From Gitmo to Parliament Square: The Arrest of Moazzam Begg and 465 Others🗣️

 🚨🪧Once accused of being al-Qaeda’s pen pal, Moazzam Begg is now in the headlines again—this time for waving a sign in Parliament Square. Begg, along with at least 465 others, was arrested for openly supporting Palestine Action, a group the UK recently slapped on the terror list after members sabotaged RAF aircraft destined for Israel.

🕵️ The Protest That Became a Mass Arrest

It was meant to be a clever test: activists publicly defying the ban in the hope there’d be too many people to arrest. A “safety in numbers” approach—until the police decided to treat it more like “Black Friday crowd control with cuffs.” By noon, Parliament Square looked less like a political rally and more like the queue for an especially grim airport security checkpoint.

The trigger? A banner reading: “I oppose genocide, I support Palestine Action.” Within minutes, officers encircled the banner holder, and in the sweep that followed, Begg himself was led away. If the aim was to force the government to either back down or arrest everyone… well, they chose door number two.

📜 From Guantanamo to Genocide Signs

Begg’s past reads like a political thriller that Netflix would cancel after one season for being “too unbelievable.” In 2002, he was grabbed in Pakistan, sent to Bagram Air Base in Afghanistan, then shipped to Guantanamo Bay in 2003. He was released without charge in 2005, went on to become a human rights campaigner, and now—nearly two decades later—finds himself once again on the receiving end of the handcuffs.

It’s hard not to note the symmetry: once accused of global terror links, now accused of supporting a UK-banned protest group. Different decade, different accusations, same legal jeopardy.
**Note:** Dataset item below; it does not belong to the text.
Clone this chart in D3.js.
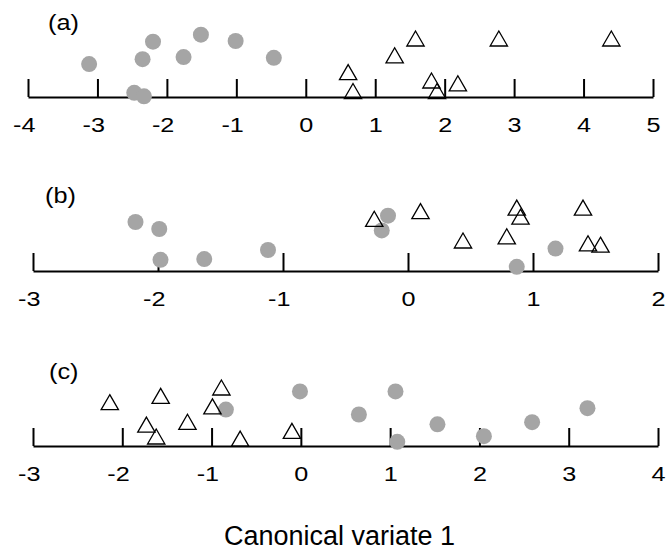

⚖️ The Free Speech Discrepancy

If Lucy Connolly can be jailed for a social media post, this feels like a free speech category 5. We’re no longer talking about online words typed in a moment of rage—we’re talking about 466 people arrested for holding physical banners in public. The scale is massive compared to that case, and it raises the awkward question: if both are “criminal,” where exactly is the line between dissent and danger? And who gets to move it?

🎭 The Stage-Managed Security State?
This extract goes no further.